Amusante catégorie que celle de l’auto-remake : la plupart du temps, il s’agit de proposer une version américaine d’un film ayant eu du succès dans son pays d’origine, pratique extrêmement courante, sachant que la majorité du public US ne comprend pas l’idée qu’un film puisse venir d’ailleurs que de chez lui. Hitchcock l’a fait avec L’homme qui en savait trop, Francis Veber avec Les Fugitifs, Poiré avec Les Visiteurs, Haneke avec Funny Games.
C’est rarement une bonne idée.
Mais quand un réalisateur comme John Woo s’y atèle, on a presque envie d’y croire. Le cinéaste, adulé dans les années 90, n’a plus rien fait de bon depuis tant d’années, après s’être perdu dans une carrière américaine sans panache et un retour au pays natal plutôt académique, il enchaîne les DTV indignes, dans une œuvre qui ressemble tristement à celle d’un De Palma. On pouvait néanmoins se demander si les limites de ses derniers opus ne tenaient pas à un manque de moyens davantage qu’à une baisse drastique de son savoir-faire. Aussi, le voir renouer avec l’une des figures de proue de sa filmographie, The Killer sorti en 1989, pouvait susciter une certaine curiosité.
Forcément, 35 après, quelques aménagements s’imposent. Le protagoniste est devenu une femme et la délocalisation sur Paris va permettre un renouveau en termes de direction artistique. Nettoyage cosmétique, pour une œuvre qui reprend bien les enjeux de l’original, et s’embourbe dans un marasme profondément embarrassant.
On pourrait presque être tolérants face à la caractérisation des personnages qui, soyons lucides, n’a jamais été le point fort du maître de l’action. Woo exporte en France (mais dans un film américain) toute la grossièreté de ses figures, avec une tueuse au grand cœur, un flic qui sauve des enfants blonds et des mafieux odieux, permettant un trio de performances calamiteuses en termes d’acting. Pour ceux qui s’étaient demandé si Nathalie Emmanuel jouait mal à cause de l’écriture de son rôle assez inepte dans Megalopolis, la question pourra se poursuivre ici, tant son incarnation est aseptisée, rapidement rejointe par Omar Sy qui se bat comme dans un spectacle de fin d’année, et Eric Cantona en roue libre.

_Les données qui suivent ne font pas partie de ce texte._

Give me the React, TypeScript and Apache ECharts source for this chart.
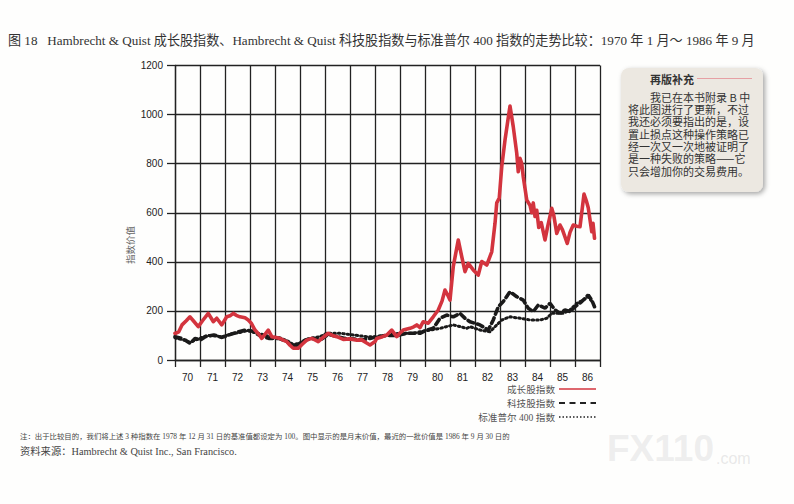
import React, { useEffect, useRef } from "react";
import * as echarts from "echarts";

const yearLabels = ["70","71","72","73","74","75","76","77","78","79","80","81","82","83","84","85","86"];

const growth: [number, number][] = [
  [1970.0,108],[1970.15,115],[1970.28,143],[1970.45,160],[1970.6,176],[1970.75,158],[1970.93,136],
  [1971.1,160],[1971.33,190],[1971.45,170],[1971.53,156],[1971.67,170],[1971.87,143],
  [1972.07,176],[1972.2,180],[1972.33,190],[1972.45,182],[1972.6,176],[1972.8,172],[1972.93,163],
  [1973.05,150],[1973.2,122],[1973.35,105],[1973.47,88],[1973.6,105],[1973.73,122],[1973.87,95],
  [1974.05,92],[1974.2,88],[1974.35,80],[1974.47,75],[1974.6,60],[1974.73,48],[1974.93,48],
  [1975.1,65],[1975.27,81],[1975.47,88],[1975.6,82],[1975.73,75],[1975.9,90],
  [1976.13,109],[1976.3,100],[1976.47,95],[1976.73,84],[1977.0,86],[1977.27,81],[1977.47,82],
  [1977.65,70],[1977.8,61],[1978.0,75],[1978.07,88],[1978.3,95],[1978.47,102],[1978.67,122],[1978.87,95],
  [1979.0,110],[1979.13,122],[1979.4,129],[1979.55,135],[1979.67,143],[1979.8,132],[1979.93,156],
  [1980.13,150],[1980.33,176],[1980.53,204],[1980.68,240],[1980.8,285],[1980.92,262],[1981.0,244],
  [1981.13,380],[1981.33,489],[1981.47,421],[1981.6,360],[1981.73,394],[1981.93,367],
  [1982.13,346],[1982.27,401],[1982.47,387],[1982.67,441],[1982.8,557],[1982.87,640],[1982.97,660],
  [1983.07,788],[1983.2,896],[1983.32,980],[1983.4,1035],[1983.53,951],[1983.67,842],[1983.73,767],
  [1983.8,822],[1983.87,800],[1983.93,747],
  [1984.07,652],[1984.2,630],[1984.27,600],[1984.33,640],[1984.4,585],[1984.47,610],[1984.55,540],
  [1984.65,560],[1984.8,489],[1984.9,540],[1985.07,618],[1985.15,590],[1985.27,516],[1985.4,550],
  [1985.5,530],[1985.69,475],[1985.8,520],[1985.93,550],[1986.07,545],[1986.2,543],[1986.36,676],
  [1986.45,650],[1986.53,620],[1986.67,523],[1986.72,557],[1986.78,496]
];

const tech: [number, number][] = [
  [1970.0,95],[1970.2,90],[1970.41,81],[1970.61,68],[1970.81,88],[1971.01,81],[1971.21,95],
  [1971.55,102],[1971.88,92],[1972.15,102],[1972.55,115],[1972.81,122],[1973.08,118],[1973.35,102],
  [1973.75,88],[1974.15,88],[1974.48,75],[1974.75,54],[1975.01,68],[1975.21,81],[1975.5,88],
  [1975.8,80],[1976.13,105],[1976.5,95],[1976.8,88],[1977.2,85],[1977.5,82],[1977.8,88],
  [1978.07,95],[1978.5,100],[1978.87,100],[1979.27,109],[1979.8,109],[1980.07,122],[1980.33,129],
  [1980.6,170],[1980.87,183],[1981.13,176],[1981.4,190],[1981.6,170],[1981.8,156],[1982.2,143],
  [1982.53,122],[1982.73,163],[1982.93,217],[1983.13,238],[1983.4,278],[1983.67,258],[1983.93,244],
  [1984.13,211],[1984.33,197],[1984.53,224],[1984.8,211],[1985.0,231],[1985.2,204],[1985.4,190],
  [1985.6,204],[1985.8,197],[1986.0,217],[1986.27,238],[1986.53,265],[1986.67,244],[1986.78,217]
];

const sp400: [number, number][] = [
  [1970.0,90],[1970.2,85],[1970.4,80],[1970.6,72],[1970.9,85],[1971.3,100],[1971.6,98],[1971.9,95],
  [1972.3,108],[1972.6,112],[1972.9,120],[1973.2,112],[1973.5,104],[1973.8,95],[1974.2,90],
  [1974.5,78],[1974.75,62],[1975.0,70],[1975.3,85],[1975.6,92],[1975.8,95],[1976.07,109],
  [1976.6,109],[1977.13,102],[1977.67,95],[1978.07,95],[1978.47,102],[1979.0,109],[1979.53,109],
  [1979.8,115],[1980.2,122],[1980.6,129],[1981.13,143],[1981.67,129],[1981.8,136],[1982.2,122],
  [1982.6,115],[1982.87,143],[1983.07,163],[1983.4,176],[1983.8,170],[1984.2,163],[1984.6,163],
  [1984.87,170],[1985.07,190],[1985.53,190],[1985.8,204],[1986.07,231],[1986.33,244],
  [1986.53,258],[1986.73,231]
];

const titleText = "图 18   Hambrecht & Quist 成长股指数、Hambrecht & Quist 科技股指数与标准普尔 400 指数的走势比较：1970 年 1 月～ 1986 年 9 月";
const legendNames = ["成长股指数", "科技股指数", "标准普尔 400 指数"];
const yAxisTitle = "指数价值";
const noteTitle = "再版补充";
const noteLines = [
  "　　我已在本书附录 B 中",
  "将此图进行了更新，不过",
  "我还必须要指出的是，设",
  "置止损点这种操作策略已",
  "经一次又一次地被证明了",
  "是一种失败的策略——它",
  "只会增加你的交易费用。"
];
const footnote1 = "注：出于比较目的，我们将上述 3 种指数在 1978 年 12 月 31 日的基准值都设定为 100。图中显示的是月末价值，最近的一批价值是 1986 年 9 月 30 日的";
const footnote2 = "资料来源：Hambrecht & Quist Inc., San Francisco.";

const SERIF = '"Liberation Serif", "Noto Sans CJK SC", serif';
const SANS = '"Liberation Sans", Arial, sans-serif';
const CJK = '"Noto Sans CJK SC", sans-serif';

export default function App() {
  const ref = useRef<HTMLDivElement>(null);
  useEffect(() => {
    if (!ref.current) return;
    const chart = echarts.init(ref.current, null, { renderer: "svg" });
    const gridColor = "#222";
    const legendY = [389, 403, 417];
    const graphics: any[] = [
      { type: "text", left: 8, top: 34, style: { text: titleText, font: `13.1px ${SERIF}`, fill: "#333" } },
      { type: "text", x: 130, y: 245, rotation: Math.PI / 2, style: { text: yAxisTitle, font: `9.5px ${CJK}`, fill: "#666", align: "center", verticalAlign: "middle" } },
      // legend
      ...legendNames.map((n, i) => ({ type: "text", x: 555, y: legendY[i], style: { text: n, font: `9.6px ${SERIF}`, fill: "#555", align: "right", verticalAlign: "middle" } })),
      { type: "line", shape: { x1: 559, y1: legendY[0], x2: 596, y2: legendY[0] }, style: { stroke: "#d3343e", lineWidth: 1.6 } },
      { type: "line", shape: { x1: 559, y1: legendY[1], x2: 596, y2: legendY[1] }, style: { stroke: "#222", lineWidth: 2, lineDash: [6, 4.5] } },
      { type: "line", shape: { x1: 559, y1: legendY[2], x2: 596, y2: legendY[2] }, style: { stroke: "#222", lineWidth: 1.6, lineDash: [1.5, 2] } },
      // note box
      { type: "rect", shape: { x: 621, y: 68, width: 142, height: 124, r: 8 }, style: { fill: "#ece8e1", shadowBlur: 5, shadowColor: "rgba(0,0,0,0.35)", shadowOffsetX: 2, shadowOffsetY: 2 } },
      { type: "text", x: 650, y: 78.5, style: { text: noteTitle, font: `bold 11px ${CJK}`, fill: "#333", verticalAlign: "middle" } },
      { type: "line", shape: { x1: 697, y1: 78.5, x2: 752, y2: 78.5 }, style: { stroke: "#e6a0a4", lineWidth: 1 } },
      { type: "text", x: 628, y: 90.5, style: { text: noteLines.join("\n"), font: `11px ${CJK}`, lineHeight: 12.35, fill: "#333", verticalAlign: "top" } },
      // footnotes
      { type: "text", x: 20, y: 436, style: { text: footnote1, font: `7.4px ${SERIF}`, fill: "#444", verticalAlign: "middle" } },
      { type: "text", x: 20, y: 451, style: { text: footnote2, font: `10.3px ${SERIF}`, fill: "#444", verticalAlign: "middle" } },
      // watermark
      { type: "text", x: 607, y: 448, style: { text: "FX110", font: `bold 37px ${SANS}`, fill: "rgba(200,200,200,0.3)", verticalAlign: "middle" } },
      { type: "text", x: 716, y: 458, style: { text: ".com", font: `16px ${SANS}`, fill: "rgba(200,200,200,0.4)", verticalAlign: "middle" } }
    ];
    chart.setOption({
      animation: false,
      backgroundColor: "#fefefd",
      grid: { left: 175, right: 194, top: 65.5, bottom: 144, containLabel: false },
      xAxis: [
        {
          type: "category",
          data: yearLabels,
          boundaryGap: true,
          axisLine: { show: true, lineStyle: { color: gridColor, width: 1.3 } },
          axisTick: { show: true, length: 7, lineStyle: { color: gridColor, width: 1.3 } },
          axisLabel: { fontSize: 10, color: "#222", margin: 12, fontFamily: SANS },
          splitLine: { show: true, lineStyle: { color: gridColor, width: 1.3 } }
        },
        { type: "value", min: 1970, max: 1987, show: false }
      ],
      yAxis: {
        type: "value",
        min: 0,
        max: 1200,
        interval: 200,
        axisLine: { show: true, lineStyle: { color: gridColor, width: 1.3 } },
        axisTick: { show: true, length: 8, lineStyle: { color: gridColor, width: 1.3 } },
        axisLabel: { fontSize: 10, color: "#222", margin: 12, fontFamily: SANS, formatter: (v: number) => String(v) },
        splitLine: { show: true, lineStyle: { color: gridColor, width: 1.3 } }
      },
      series: [
        {
          name: legendNames[2], type: "line", xAxisIndex: 1, data: sp400, showSymbol: false, z: 3,
          lineStyle: { color: "#1a1a1a", width: 3, type: [1.5, 3], cap: "round" }
        },
        {
          name: legendNames[1], type: "line", xAxisIndex: 1, data: tech, showSymbol: false, z: 4,
          lineStyle: { color: "#1a1a1a", width: 3.6, type: [6, 4], cap: "round" }
        },
        {
          name: legendNames[0], type: "line", xAxisIndex: 1, data: growth, showSymbol: false, z: 5,
          lineStyle: { color: "#d3343e", width: 3.6, cap: "round", join: "round" }
        }
      ],
      graphic: graphics
    });
    return () => chart.dispose();
  }, []);
  return <div ref={ref} style={{ position: "absolute", left: 0, top: 0, width: 794, height: 504 }} />;
}
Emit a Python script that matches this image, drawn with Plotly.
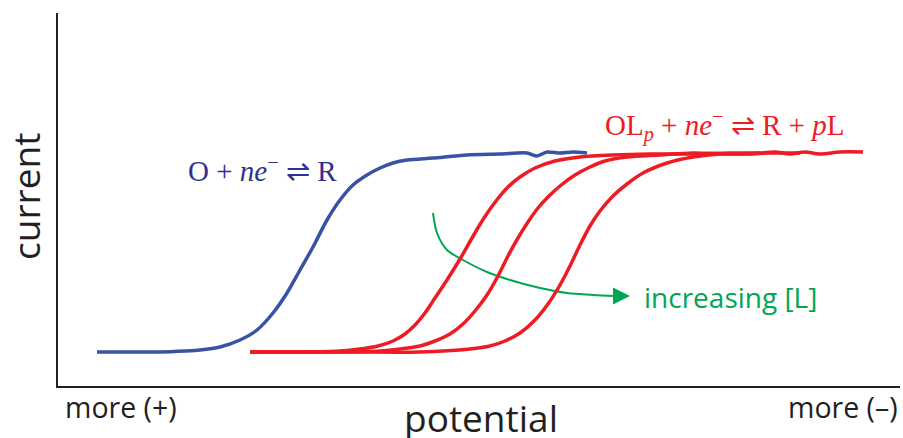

L’action ne manque certes pas de dynamisme et de générosité, et on sent que certaines évolutions techniques (drone, trucage numériques) permettent certaines innovations, mais rien n’y fait. L’esthétique de téléfilm et l’absence d’enjeux génère un spectacle tristement stérile, manquant terriblement de chair et d’incarnation.
Le plus grave est sans doute de voir Woo pratiquer à ce point l’autocitation, ses gimmicks (ralentis, imagerie religieuse, et ses satanées colombes) devenant des passages obligés embarrassants pour un homme définitivement bloqué dans un âge d’or bien lointain. Au point, ironie tragique, qu’on peut même finir par se demander s’il n’est pas temps de réévaluer le culte dont il fut l’objet en son temps.